**WRITTEN EXERCISE:**
Reproduce each line that includes the word "with".

------------------------

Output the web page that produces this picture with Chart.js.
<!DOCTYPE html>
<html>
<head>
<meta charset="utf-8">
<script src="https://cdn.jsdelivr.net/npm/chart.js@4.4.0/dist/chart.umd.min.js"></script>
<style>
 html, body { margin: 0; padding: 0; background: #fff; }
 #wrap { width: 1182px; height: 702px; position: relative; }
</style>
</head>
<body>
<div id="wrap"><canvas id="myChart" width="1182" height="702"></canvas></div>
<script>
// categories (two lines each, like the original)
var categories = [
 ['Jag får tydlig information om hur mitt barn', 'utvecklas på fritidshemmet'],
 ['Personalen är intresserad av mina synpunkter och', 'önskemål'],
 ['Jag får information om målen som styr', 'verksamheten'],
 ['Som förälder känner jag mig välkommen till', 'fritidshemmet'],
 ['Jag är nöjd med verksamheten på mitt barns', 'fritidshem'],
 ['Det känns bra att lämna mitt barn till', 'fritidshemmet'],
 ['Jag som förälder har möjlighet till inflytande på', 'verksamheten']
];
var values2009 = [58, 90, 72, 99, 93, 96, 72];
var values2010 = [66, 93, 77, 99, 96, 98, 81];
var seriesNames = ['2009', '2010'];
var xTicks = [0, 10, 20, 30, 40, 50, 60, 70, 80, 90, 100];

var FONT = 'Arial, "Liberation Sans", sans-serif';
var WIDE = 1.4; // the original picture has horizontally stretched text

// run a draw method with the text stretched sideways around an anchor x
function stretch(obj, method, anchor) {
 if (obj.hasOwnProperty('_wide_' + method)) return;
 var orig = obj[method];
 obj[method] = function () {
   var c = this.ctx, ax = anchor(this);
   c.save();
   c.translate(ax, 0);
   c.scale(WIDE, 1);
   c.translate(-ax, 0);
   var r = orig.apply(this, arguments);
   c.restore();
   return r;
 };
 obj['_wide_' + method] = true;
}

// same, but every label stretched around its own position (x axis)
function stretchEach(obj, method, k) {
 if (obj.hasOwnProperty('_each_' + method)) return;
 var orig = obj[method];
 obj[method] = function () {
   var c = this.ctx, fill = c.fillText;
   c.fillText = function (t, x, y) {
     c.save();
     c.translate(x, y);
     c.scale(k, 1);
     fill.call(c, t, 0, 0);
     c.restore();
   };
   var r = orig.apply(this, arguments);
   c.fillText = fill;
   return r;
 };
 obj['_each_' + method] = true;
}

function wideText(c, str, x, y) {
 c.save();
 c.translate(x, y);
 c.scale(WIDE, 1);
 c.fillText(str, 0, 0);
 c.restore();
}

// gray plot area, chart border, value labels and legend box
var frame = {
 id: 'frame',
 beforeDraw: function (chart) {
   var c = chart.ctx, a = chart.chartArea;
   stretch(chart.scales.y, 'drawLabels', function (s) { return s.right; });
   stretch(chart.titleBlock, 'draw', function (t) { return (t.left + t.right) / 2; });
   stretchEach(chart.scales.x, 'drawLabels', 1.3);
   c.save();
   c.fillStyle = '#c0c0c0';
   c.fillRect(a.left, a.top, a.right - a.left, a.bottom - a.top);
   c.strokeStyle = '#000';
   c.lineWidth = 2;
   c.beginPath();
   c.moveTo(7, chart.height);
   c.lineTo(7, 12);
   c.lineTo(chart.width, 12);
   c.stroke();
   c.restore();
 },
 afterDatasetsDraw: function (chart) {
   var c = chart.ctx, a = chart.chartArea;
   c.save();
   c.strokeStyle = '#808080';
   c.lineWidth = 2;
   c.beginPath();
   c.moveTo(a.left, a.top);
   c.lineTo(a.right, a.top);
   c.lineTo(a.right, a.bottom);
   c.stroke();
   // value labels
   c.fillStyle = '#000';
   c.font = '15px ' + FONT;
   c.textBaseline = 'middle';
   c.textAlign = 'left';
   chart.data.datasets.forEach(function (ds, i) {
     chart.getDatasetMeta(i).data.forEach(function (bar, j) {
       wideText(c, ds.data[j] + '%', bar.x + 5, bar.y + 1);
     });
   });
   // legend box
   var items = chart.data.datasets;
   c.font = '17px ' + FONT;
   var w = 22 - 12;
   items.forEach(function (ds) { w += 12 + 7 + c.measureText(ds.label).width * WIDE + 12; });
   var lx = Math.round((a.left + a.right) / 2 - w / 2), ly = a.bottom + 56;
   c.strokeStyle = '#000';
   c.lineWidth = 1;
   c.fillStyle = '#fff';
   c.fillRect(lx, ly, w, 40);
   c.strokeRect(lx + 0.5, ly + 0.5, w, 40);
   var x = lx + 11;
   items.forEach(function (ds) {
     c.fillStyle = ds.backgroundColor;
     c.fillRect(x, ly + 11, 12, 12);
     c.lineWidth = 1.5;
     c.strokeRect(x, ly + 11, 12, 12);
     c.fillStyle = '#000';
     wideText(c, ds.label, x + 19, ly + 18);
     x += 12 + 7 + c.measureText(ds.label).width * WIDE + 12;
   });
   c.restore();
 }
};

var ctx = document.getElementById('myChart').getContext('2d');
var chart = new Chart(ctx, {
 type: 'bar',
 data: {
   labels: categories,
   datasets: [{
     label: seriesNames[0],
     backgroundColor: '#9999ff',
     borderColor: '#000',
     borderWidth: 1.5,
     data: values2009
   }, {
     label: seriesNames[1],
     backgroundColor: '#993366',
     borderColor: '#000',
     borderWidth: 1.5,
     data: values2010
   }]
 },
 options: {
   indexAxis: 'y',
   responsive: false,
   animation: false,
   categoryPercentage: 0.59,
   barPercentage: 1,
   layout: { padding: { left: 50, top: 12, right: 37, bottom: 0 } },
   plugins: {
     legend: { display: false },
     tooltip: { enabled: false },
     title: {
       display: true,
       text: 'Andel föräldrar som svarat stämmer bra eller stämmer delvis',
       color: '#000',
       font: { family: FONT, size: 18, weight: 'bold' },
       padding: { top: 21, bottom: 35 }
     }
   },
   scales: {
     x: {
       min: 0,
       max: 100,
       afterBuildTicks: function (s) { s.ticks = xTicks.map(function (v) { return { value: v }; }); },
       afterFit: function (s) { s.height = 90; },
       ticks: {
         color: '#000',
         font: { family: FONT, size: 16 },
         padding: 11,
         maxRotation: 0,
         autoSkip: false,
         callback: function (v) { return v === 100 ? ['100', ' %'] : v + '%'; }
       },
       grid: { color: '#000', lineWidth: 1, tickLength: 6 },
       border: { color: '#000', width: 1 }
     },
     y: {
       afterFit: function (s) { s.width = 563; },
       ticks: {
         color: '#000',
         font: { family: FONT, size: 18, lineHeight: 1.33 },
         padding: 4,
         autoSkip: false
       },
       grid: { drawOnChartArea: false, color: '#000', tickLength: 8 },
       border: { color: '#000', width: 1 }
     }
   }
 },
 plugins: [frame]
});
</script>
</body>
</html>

------------------------

**WRITTEN RESPONSE:**
Output the web page that produces this picture with Chart.js.
// run a draw method with the text stretched sideways around an anchor x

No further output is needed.